Data shown:
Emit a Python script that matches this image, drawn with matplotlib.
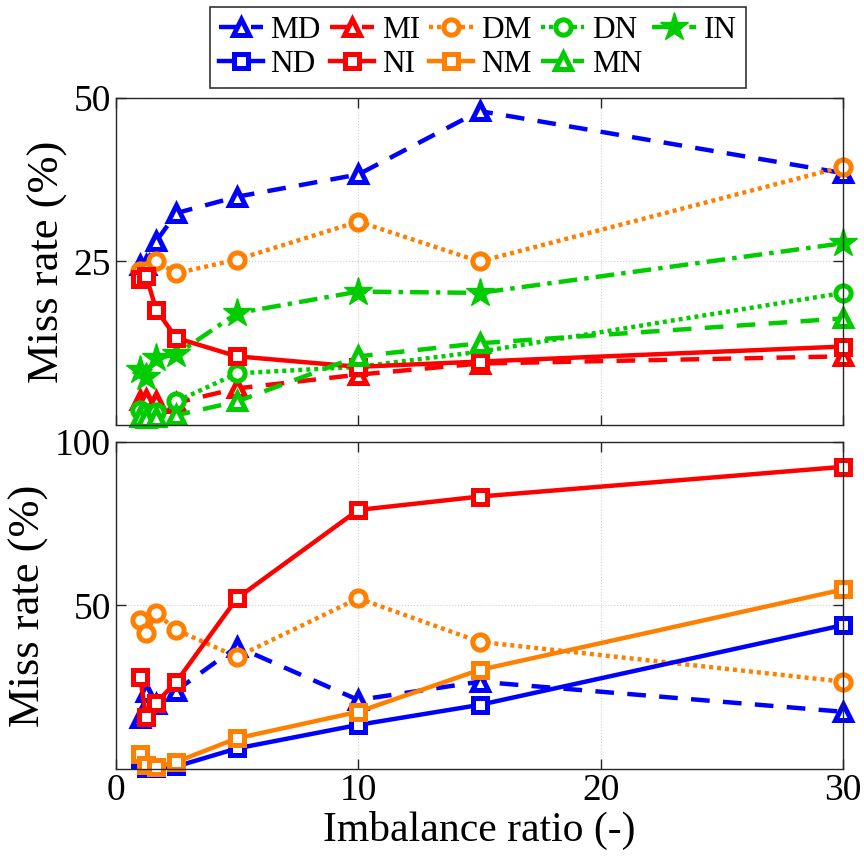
import matplotlib
matplotlib.use("Agg")
import matplotlib.pyplot as plt

plt.rcParams['font.family'] = ['Liberation Serif', 'DejaVu Serif']

# imbalance ratios
ratio = [1, 1.25, 1.67, 2.5, 5, 10, 15, 30]

# top panel (miss rate %)
md_top = [24.5, 24.5, 28.1, 32.4, 34.9, 38.3, 48.0, 38.5]
mi_top = [3.8, 4.0, 3.6, 3.4, 5.6, 7.7, 9.4, 10.5]
dm_top = [23.5, 23.5, 25.0, 23.2, 25.3, 31.1, 25.0, 39.5]
dn_top = [2.3, 1.8, 2.0, 3.6, 7.9, 8.9, 11.2, 20.2]
in_top = [8.4, 7.4, 10.2, 10.8, 17.1, 20.4, 20.2, 27.8]
ni_top = [22.3, 22.8, 17.6, 13.3, 10.5, 8.9, 9.7, 12.0]
mn_top = [1.2, 1.0, 1.3, 1.5, 3.6, 10.5, 12.5, 16.3]

# bottom panel (miss rate %)
md_bot = [15.6, 23.5, 20.0, 24.0, 37.4, 21.1, 26.7, 17.5]
dm_bot = [45.6, 41.5, 47.6, 42.5, 34.3, 52.2, 38.9, 26.7]
nd_bot = [3.0, 0.4, 0.3, 0.8, 6.3, 13.5, 19.6, 44.0]
ni_bot = [28.2, 16.0, 20.3, 26.7, 52.2, 79.2, 83.3, 92.4]
nm_bot = [4.5, 1.2, 0.6, 2.2, 9.4, 17.5, 30.3, 54.9]

blue = '#0000ff'
red = '#ff0000'
orange = '#ff8000'
green = '#00cc00'

lw = 3.2
mew = 3.6


def hollow(ax, y, color, marker, ls, ms=12, label=None):
    return ax.plot(ratio, y, color=color, ls=ls, lw=lw, marker=marker,
                   ms=ms, mew=mew, mfc='white', mec=color, label=label,
                   dash_capstyle='butt', clip_on=False)[0]


fig = plt.figure(figsize=(8.64, 8.63), dpi=100)
ax1 = fig.add_axes([0.134, 0.5075, 0.842, 0.379])
ax2 = fig.add_axes([0.134, 0.1089, 0.842, 0.379])

dash = (0, (4.2, 3.0))
dot = (0, (0.9, 0.9))
dashdot = (0, (4.2, 1.6, 1.0, 1.6))

h = {}
h['MD'] = hollow(ax1, md_top, blue, '^', dash, label='MD')
h['MI'] = hollow(ax1, mi_top, red, '^', dash, label='MI')
h['DM'] = hollow(ax1, dm_top, orange, 'o', dot, ms=11, label='DM')
h['DN'] = hollow(ax1, dn_top, green, 'o', dot, ms=11, label='DN')
h['IN'] = ax1.plot(ratio, in_top, color=green, ls=dashdot, lw=lw, marker='*',
                   ms=21, mfc=green, mec=green, label='IN', clip_on=False)[0]
h['NI'] = hollow(ax1, ni_top, red, 's', '-', ms=10, label='NI')
h['MN'] = hollow(ax1, mn_top, green, '^', dash, label='MN')

hollow(ax2, md_bot, blue, '^', dash)
hollow(ax2, dm_bot, orange, 'o', dot, ms=11)
h['ND'] = hollow(ax2, nd_bot, blue, 's', '-', ms=10, label='ND')
hollow(ax2, ni_bot, red, 's', '-', ms=10)
h['NM'] = hollow(ax2, nm_bot, orange, 's', '-', ms=10, label='NM')

for ax in (ax1, ax2):
    ax.set_xlim(0, 30)
    ax.set_xticks([0, 10, 20, 30])
    ax.grid(True, color='#d0d0d0', ls=':', lw=0.8)
    ax.tick_params(direction='in', top=True, right=True, length=7,
                   width=1, labelsize=27, colors='#262626', labelcolor='black')
    for s in ax.spines.values():
        s.set_color('#262626')
        s.set_linewidth(1.0)
    ax.set_ylabel('Miss rate (%)', fontsize=32, labelpad=4)

ax1.set_ylim(0, 50)
ax1.set_yticks([25, 50])
ax1.tick_params(labelbottom=False)
ax2.set_ylim(0, 100)
ax2.set_yticks([50, 100])
ax2.set_xlabel('Imbalance ratio (-)', fontsize=30, labelpad=2)

order = ['MD', 'ND', 'MI', 'NI', 'DM', 'NM', 'DN', 'MN', 'IN']
leg = fig.legend([h[k] for k in order], order, loc='upper center',
                 bbox_to_anchor=(0.553, 0.992), ncol=5, fontsize=22.5,
                 frameon=True, fancybox=False, edgecolor='black',
                 handlelength=1.4, handletextpad=0.25, columnspacing=0.3,
                 borderpad=0.3, labelspacing=0.15, borderaxespad=0)
leg.get_frame().set_linewidth(1.2)

fig.savefig('out.png', dpi=100)
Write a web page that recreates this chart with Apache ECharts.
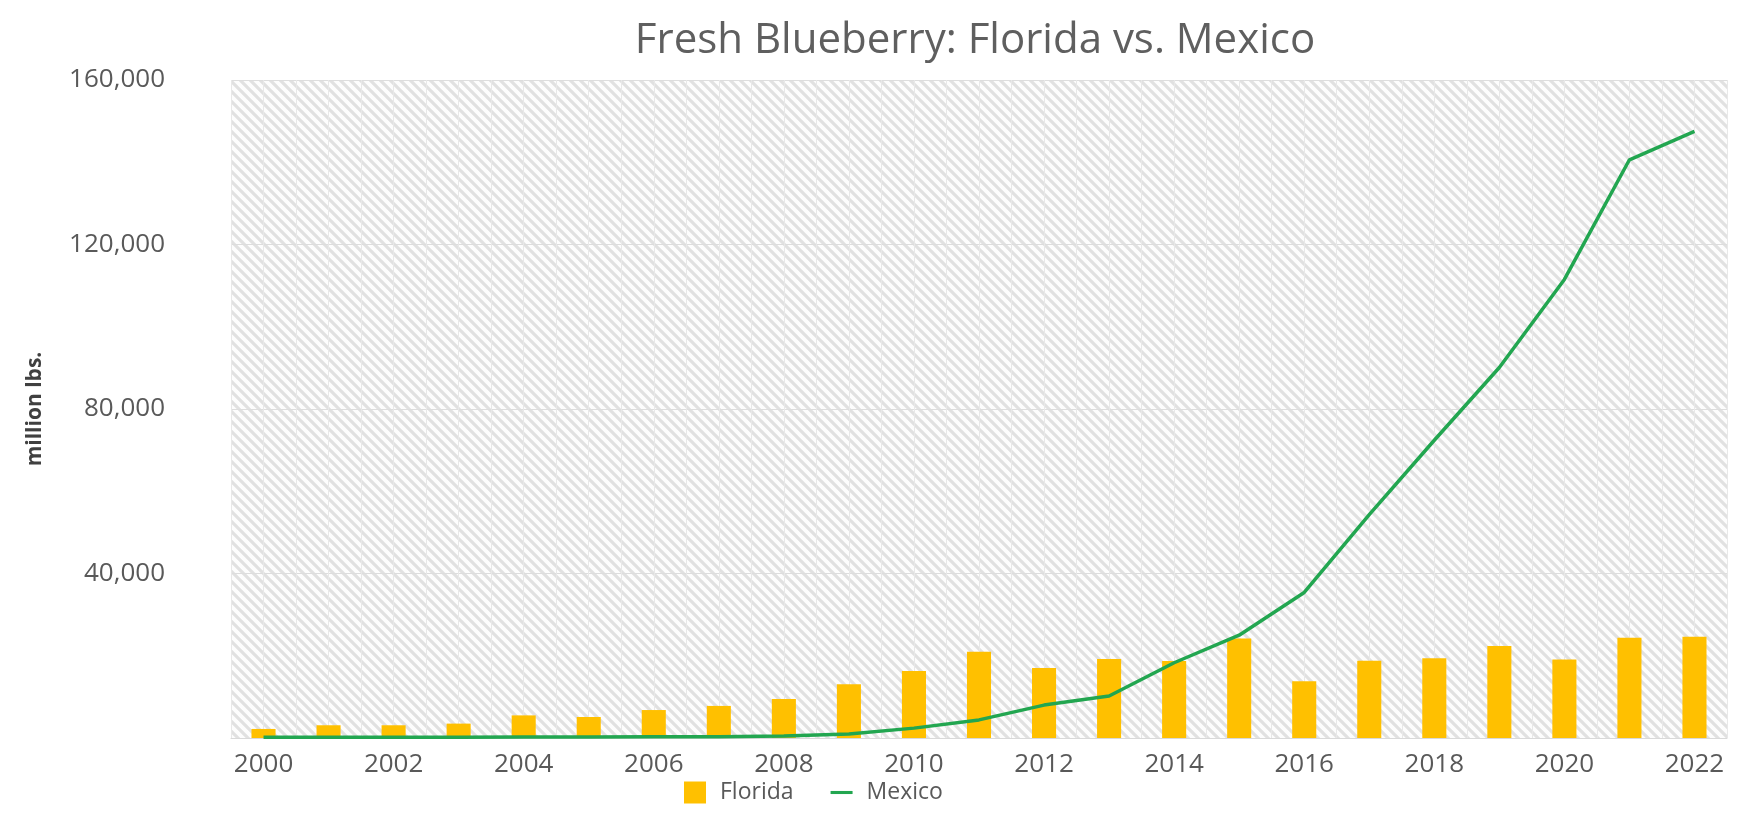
<!DOCTYPE html>
<html>
<head>
<meta charset="utf-8">
<script src="https://cdn.jsdelivr.net/npm/echarts@6/dist/echarts.min.js"></script>
<style>
html,body{margin:0;padding:0;background:#fff;}
#chart{width:1740px;height:836px;}
</style>
</head>
<body>
<div id="chart"></div>
<script>
const years = ['2000','2001','2002','2003','2004','2005','2006','2007','2008','2009','2010','2011','2012','2013','2014','2015','2016','2017','2018','2019','2020','2021','2022'];
const florida = [2200, 3100, 3100, 3500, 5500, 5100, 6800, 7800, 9500, 13100, 16300, 21000, 17000, 19200, 18700, 24200, 13800, 18800, 19400, 22400, 19100, 24400, 24600];
const mexico = [200, 200, 200, 200, 250, 250, 300, 300, 500, 1000, 2400, 4400, 8000, 10200, 18300, 25000, 35400, 54300, 72400, 90100, 111500, 140600, 147500];
const yTicks = [0, 40000, 80000, 120000, 160000];

const tile = document.createElement('canvas');
tile.width = 10; tile.height = 10;
const c = tile.getContext('2d');
c.fillStyle = '#fdfdfd'; c.fillRect(0, 0, 10, 10);
c.strokeStyle = '#e1e1e1'; c.lineWidth = 3.2;
c.beginPath();
c.moveTo(-5, -5); c.lineTo(15, 15);
c.moveTo(-5, 5); c.lineTo(5, 15);
c.moveTo(5, -5); c.lineTo(15, 5);
c.stroke();

const chart = echarts.init(document.getElementById('chart'), null, {renderer: 'canvas'});
const font = "'Open Sans', 'Noto Sans', sans-serif";
chart.setOption({
  animation: false,
  textStyle: {fontFamily: font},
  title: {
    text: 'Fresh Blueberry: Florida vs. Mexico',
    left: 970, top: 15, textAlign: 'center',
    textStyle: {fontSize: 42, fontWeight: 'normal', color: '#5f5f5f', fontFamily: font}
  },
  grid: {
    left: 231, right: 13, top: 80, bottom: 98,
    show: true, borderWidth: 0,
    backgroundColor: {image: tile, repeat: 'repeat'}
  },
  legend: {
    left: 679, top: 776,
    itemWidth: 22, itemHeight: 22, itemGap: 37,
    textStyle: {fontSize: 23, color: '#595959', fontFamily: font, padding: [0, 0, 0, 9]},
    data: [
      {name: 'Florida', icon: 'rect'},
      {name: 'Mexico', icon: 'path://M0,0 L25,0 L25,3.5 L0,3.5 Z'}
    ]
  },
  xAxis: [{
    type: 'category',
    data: years,
    boundaryGap: true,
    axisLine: {show: true, lineStyle: {color: '#d9d9d9', width: 1}},
    axisTick: {show: false},
    axisLabel: {interval: 1, fontSize: 26, color: '#595959', margin: 14, fontFamily: font},
    splitLine: {show: false}
  }, {
    type: 'value', min: 0, max: 46, interval: 1,
    axisLine: {show: false}, axisTick: {show: false}, axisLabel: {show: false},
    splitLine: {show: true, lineStyle: {color: '#e8e8e8', width: 1}}
  }],
  yAxis: {
    type: 'value',
    min: yTicks[0], max: yTicks[yTicks.length - 1], interval: yTicks[1] - yTicks[0],
    name: 'million lbs.',
    nameLocation: 'middle', nameRotate: 90, nameGap: 185,
    nameTextStyle: {fontSize: 21, fontWeight: 'bold', color: '#404040', fontFamily: font},
    axisLine: {show: false}, axisTick: {show: false},
    axisLabel: {fontSize: 26, color: '#595959', margin: 66, fontFamily: font, showMinLabel: false,
      formatter: v => v.toLocaleString('en-US')},
    splitLine: {show: true, lineStyle: {color: '#dddddd', width: 1}}
  },
  series: [{
    name: 'Florida', type: 'bar', data: florida, xAxisIndex: 0,
    barWidth: '37%',
    itemStyle: {color: '#FFC000'}
  }, {
    name: 'Mexico', type: 'line', data: mexico, xAxisIndex: 0,
    symbol: 'none', z: 5,
    lineStyle: {color: '#22A650', width: 3.5},
    itemStyle: {color: '#22A650'}
  }]
});
</script>
</body>
</html>
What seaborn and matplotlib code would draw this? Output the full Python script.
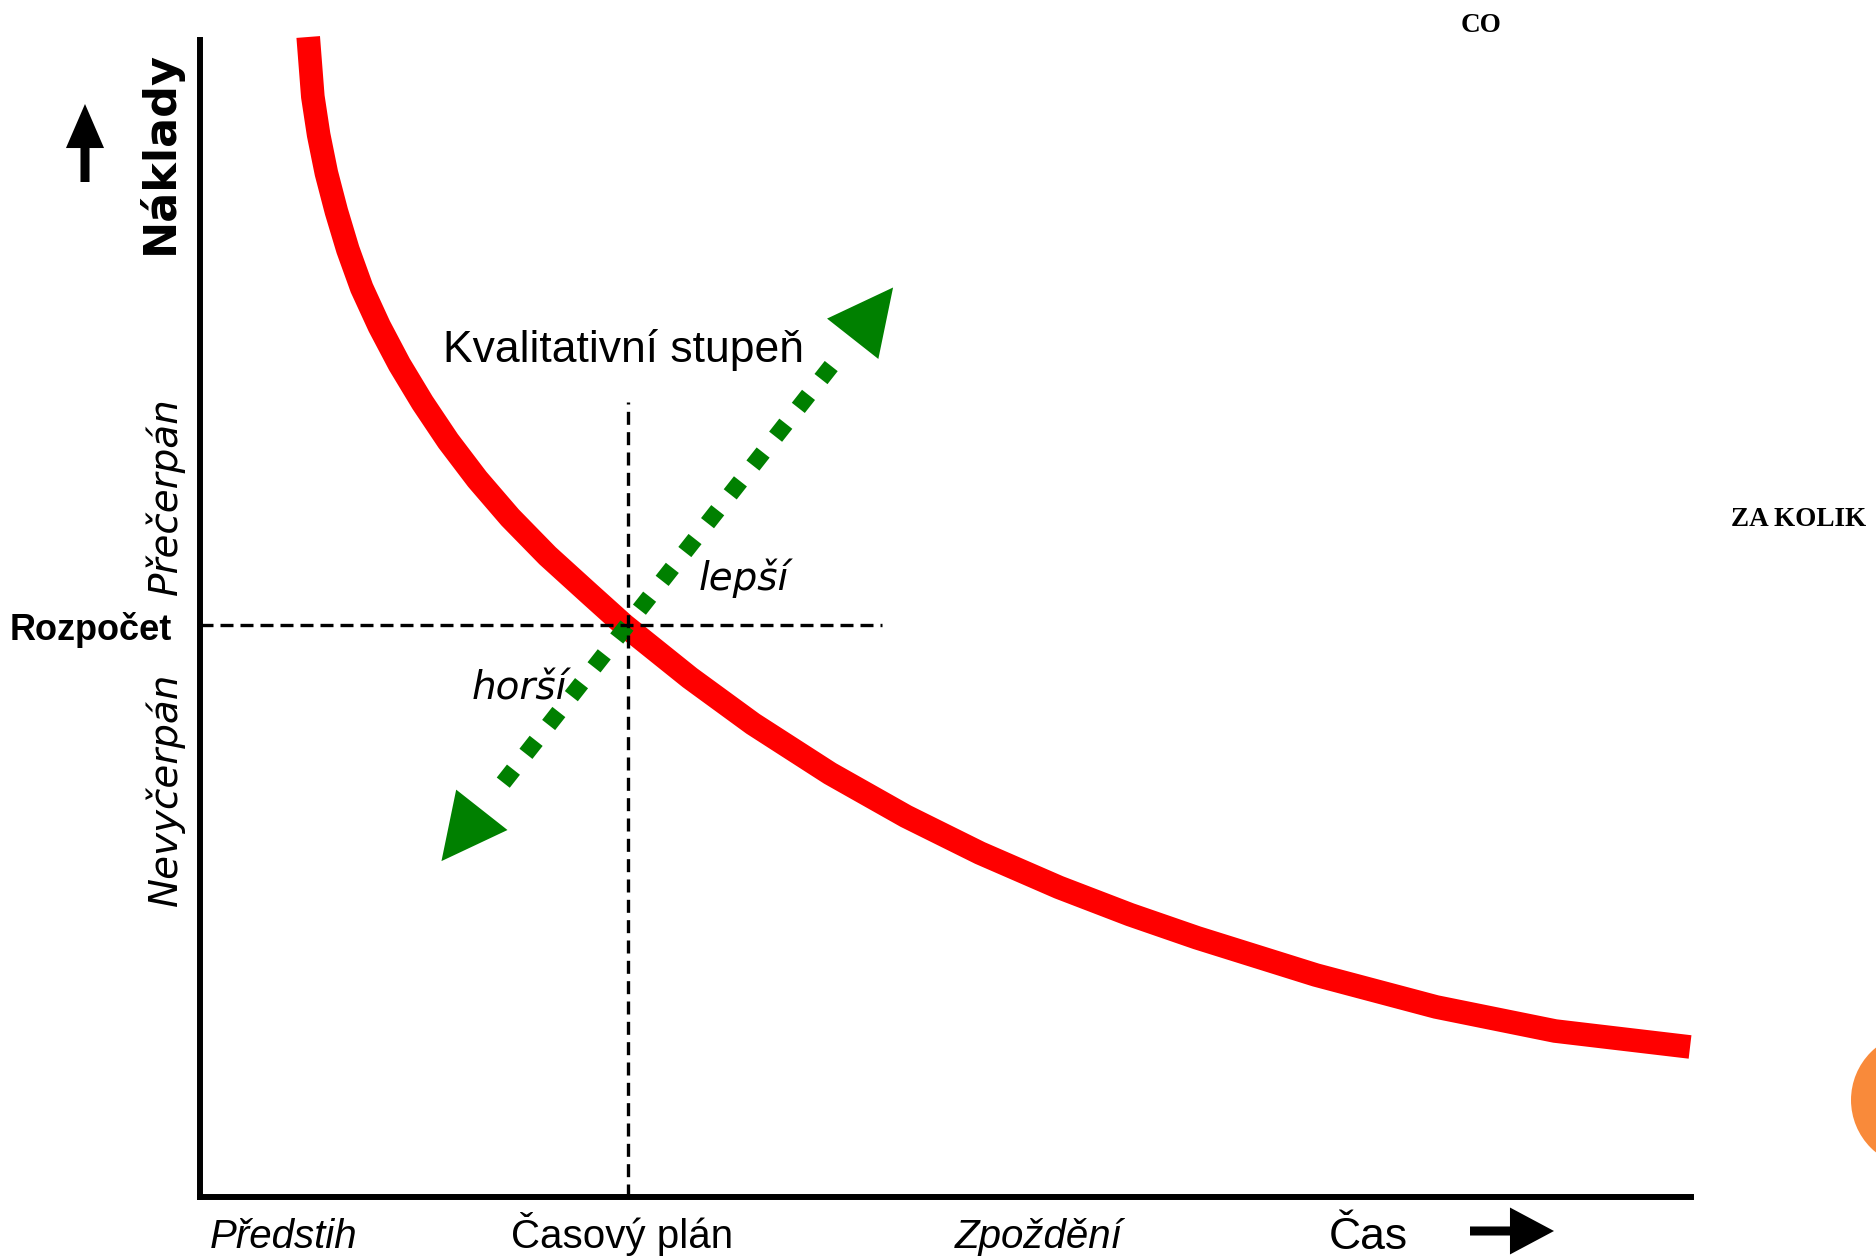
"""Cost vs. schedule diagram (Náklady / Čas) with budget and quality arrows."""

import matplotlib
matplotlib.use("Agg")
import matplotlib.pyplot as plt
import matplotlib.patches as mpatches
import seaborn as sns

W, H = 1876, 1258

# red cost curve (time units 0..10, cost units 0..10)
curve_time = [0.726, 0.757, 0.796, 0.848, 0.915, 0.992, 1.085, 1.203, 1.338,
              1.493, 1.665, 1.860, 2.081, 2.332, 2.614, 2.845, 3.287, 3.710,
              4.227, 4.737, 5.233, 5.763, 6.240, 6.689, 7.487, 8.293, 9.091,
              9.997]
curve_cost = [10.026, 9.511, 9.180, 8.849, 8.518, 8.188, 7.856, 7.525, 7.195,
              6.864, 6.533, 6.202, 5.871, 5.540, 5.210, 4.942, 4.485, 4.087,
              3.658, 3.287, 2.970, 2.673, 2.437, 2.237, 1.915, 1.639, 1.431,
              1.293]

budget_cost = 4.94          # Rozpočet
plan_time = 2.87            # Časový plán
budget_line_end = 4.575
plan_line_top = 6.87
axis_len = [0.0, 10.0]

# quality arrow: horší (worse) -> lepší (better)
quality_time = [1.62, 4.65]
quality_cost = [2.90, 7.86]

left_labels = ["Přečerpán", "Nevyčerpán"]
bottom_labels = ["Předstih", "Časový plán", "Zpoždění"]

GREEN = "#008000"
RED = "#FF0000"
SANS = ["Liberation Sans", "DejaVu Sans"]
DEJAVU = ["DejaVu Sans"]
SERIF = ["Liberation Serif", "DejaVu Serif"]


def fpx(x, y):
    """Top-left pixel position -> figure fraction."""
    return x / W, 1 - y / H


def put(fig, x, y, s, **kw):
    fx, fy = fpx(x, y)
    kw.setdefault("color", "black")
    fig.text(fx, fy, s, **kw)


def arrow(fig, start, end, hl, hw, tw, color="black"):
    """Block arrow between two pixel positions (sizes in points)."""
    style = f"simple,head_length={hl},head_width={hw},tail_width={tw}"
    fig.add_artist(mpatches.FancyArrowPatch(
        fpx(*start), fpx(*end), transform=fig.transFigure,
        arrowstyle=style, mutation_scale=1, color=color, lw=0,
        shrinkA=0, shrinkB=0))


def main():
    sns.set_theme(style="white")
    fig = plt.figure(figsize=(W / 100, H / 100), dpi=100)
    ax = fig.add_axes([0, 0, 1, 1])
    ax.set_xlim(-200 / 149.05, (W - 200) / 149.05)
    ax.set_ylim((1196.5 - H) / 115.65, 1196.5 / 115.65)
    ax.axis("off")

    # axes of the diagram
    ax.plot([0, 0], axis_len, color="black", lw=4.3, solid_capstyle="projecting")
    ax.plot(axis_len, [0, 0], color="black", lw=4.3, solid_capstyle="projecting")

    # cost curve
    sns.lineplot(x=curve_time, y=curve_cost, ax=ax, color=RED, linewidth=17,
                 sort=False, estimator=None, solid_capstyle="butt",
                 solid_joinstyle="round", zorder=2)

    # quality arrow body (diamonds), kept clear of the two heads
    t0, t1 = quality_time
    c0, c1 = quality_cost
    f0, f1 = 0.13, 0.87
    ax.plot([t0 + f0 * (t1 - t0), t0 + f1 * (t1 - t0)],
            [c0 + f0 * (c1 - c0), c0 + f1 * (c1 - c0)],
            color=GREEN, lw=11.9, linestyle=(1.92, (1.0, 1.22)),
            dash_capstyle="butt", zorder=3)

    # budget / schedule reference lines
    ax.plot([0, budget_line_end], [budget_cost, budget_cost], color="black",
            lw=2.4, linestyle=(0, (3.9, 2.1)), zorder=4)
    ax.plot([plan_time, plan_time], [0, plan_line_top], color="black",
            lw=2.4, linestyle=(0, (3.9, 2.2)), zorder=4)

    # quality arrow heads
    mid = ((t0 + t1) / 2, (c0 + c1) / 2)
    for k in (0, 1):
        ax.annotate("", xy=(quality_time[k], quality_cost[k]), xytext=mid,
                    arrowprops=dict(arrowstyle="simple,head_length=47,head_width=47,tail_width=0",
                                    mutation_scale=1, color=GREEN, lw=0,
                                    shrinkA=0, shrinkB=0), zorder=5)

    # direction arrows
    arrow(fig, (85, 182), (85, 104), 31.7, 27.4, 6.5)
    arrow(fig, (1470, 1231), (1554, 1231), 31.7, 33.8, 6.5)

    # axis texts
    put(fig, 173, 152, "Náklady", rotation=90, rotation_mode="anchor",
        ha="center", va="baseline", family=DEJAVU, fontsize=32, weight="bold")
    put(fig, 177, 496, left_labels[0], rotation=90, rotation_mode="anchor",
        ha="center", va="baseline", family=DEJAVU, fontsize=28, style="oblique")
    put(fig, 177, 789, left_labels[1], rotation=90, rotation_mode="anchor",
        ha="center", va="baseline", family=DEJAVU, fontsize=28, style="oblique")
    put(fig, 10, 640, "Rozpočet", ha="left", va="baseline", family=SANS,
        fontsize=26, weight="bold")

    put(fig, 443, 362, "Kvalitativní stupeň", ha="left", va="baseline",
        family=SANS, fontsize=32)
    put(fig, 699, 590, "lepší", ha="left", va="baseline", family=DEJAVU,
        fontsize=28, style="oblique")
    put(fig, 472, 699, "horší", ha="left", va="baseline", family=DEJAVU,
        fontsize=28, style="oblique")

    put(fig, 210, 1248, bottom_labels[0], ha="left", va="baseline", family=SANS,
        fontsize=29, style="italic")
    put(fig, 511, 1248, bottom_labels[1], ha="left", va="baseline", family=SANS,
        fontsize=29)
    put(fig, 955, 1248, bottom_labels[2], ha="left", va="baseline", family=SANS,
        fontsize=29, style="italic")
    put(fig, 1329, 1249, "Čas", ha="left", va="baseline", family=SANS, fontsize=32)

    # slide leftovers
    put(fig, 1481, 32, "CO", ha="center", va="baseline", family=SERIF,
        fontsize=19.5, weight="bold")
    put(fig, 1731, 526, "ZA KOLIK", ha="left", va="baseline", family=SERIF,
        fontsize=19.5, weight="bold")
    cx, cy = fpx(1918.6, 1100)
    fig.add_artist(mpatches.Ellipse((cx, cy), 2 * 67.6 / W, 2 * 67.6 / H,
                                    transform=fig.transFigure, color="#F98A3A", lw=0))

    fig.savefig("out.png", dpi=100, facecolor="white")
    plt.close(fig)


if __name__ == "__main__":
    main()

Given problem:
Pictures are excluded; extract exactly the lines from the start of the data through the line that holds "mn_top = [1.2, 1.0, 1.3, 1.5, 3.6, 10.5, 12.5, 16.3]", both ends included.

Final result:
Emit a Python script that matches this image, drawn with matplotlib.
import matplotlib
matplotlib.use("Agg")
import matplotlib.pyplot as plt

plt.rcParams['font.family'] = ['Liberation Serif', 'DejaVu Serif']

# imbalance ratios
ratio = [1, 1.25, 1.67, 2.5, 5, 10, 15, 30]

# top panel (miss rate %)
md_top = [24.5, 24.5, 28.1, 32.4, 34.9, 38.3, 48.0, 38.5]
mi_top = [3.8, 4.0, 3.6, 3.4, 5.6, 7.7, 9.4, 10.5]
dm_top = [23.5, 23.5, 25.0, 23.2, 25.3, 31.1, 25.0, 39.5]
dn_top = [2.3, 1.8, 2.0, 3.6, 7.9, 8.9, 11.2, 20.2]
in_top = [8.4, 7.4, 10.2, 10.8, 17.1, 20.4, 20.2, 27.8]
ni_top = [22.3, 22.8, 17.6, 13.3, 10.5, 8.9, 9.7, 12.0]
mn_top = [1.2, 1.0, 1.3, 1.5, 3.6, 10.5, 12.5, 16.3]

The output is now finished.